The ingenious winner of this year’s Young Architects Program (YAP) at the Museum of Modern Art (MoMA) PS1 in Queens, New York City, is COSMO, a mobile, transparent, and artful system for purifying wastewater. Designed by Andrés Jaque’s Office of Political Innovation, the machine makes visible the process of cleaning dirty water, exposing the value of this vital natural resource in the process.
Here’s a description of Jaque’s invention: “An assemblage of ecosystems, based on advanced environmental design, COSMO is engineered to filter and purify 3,000 gallons of water, eliminating suspended particles and nitrates, balancing the PH, and increasing the level of dissolved oxygen. It takes four days for the 3,000 gallons of water to become purified, then the cycle continues with the same body of water, becoming more purified with every cycle.” The system uses no electricity, just sunlight and gravity to accomplish all of this.
See a wild video that explains how the system works:
As architect Bjarke Ingels and others have long argued, sustainable design should not only be an improvement on the status quo but also be fun, not a drag. Taking that idea to the nth degree, Jacque believes the process of using natural engineering to clean water can actually be transfixing. Here, clean water is the life of the party. “The stretched-out plastic mesh at the core of the construction will glow automatically whenever its water has been purified. In the stone courtyard of MoMA PS1, the party will literally light up every time the environment is protected providing a dynamic backdrop for the Warm Up summer music series. It will gather people together in an environment as pleasant and climatically comfortable as a garden as visually textured as a mirrored disco ball.”
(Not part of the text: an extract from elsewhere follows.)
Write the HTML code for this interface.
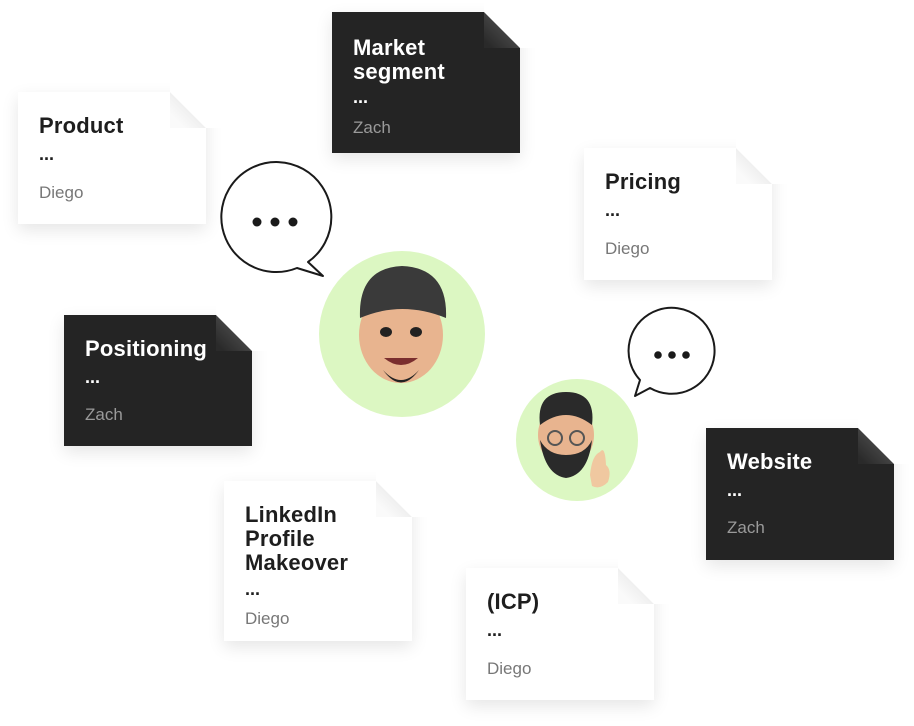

Once the partying and water purifying is over, COSMO will be dismantled, its parts redistributed, the plants used in its cleansing processes given to PS1’s neighbors.
Andrés Jaque sees his machine as a prototype for a new mobile system for cleaning water. His team will offer detailed instructions for how to create your own COSMO online.
PS1 has been using its summer installation series as a way to highlight how architecture can be designed to give back environmentally. Last year, Hy-Fi, the 2014 YAP winner, aimed to push the boundaries of bio-design, creating a 100 percent organically-grown and fully compostable structure. And in 2012, Wendy highlighted how architecture could be used to clean the air. Its spiky arms were covered in “nylon fabric treated with a groundbreaking titania nanoparticle spray to neutralize airborne pollutants.”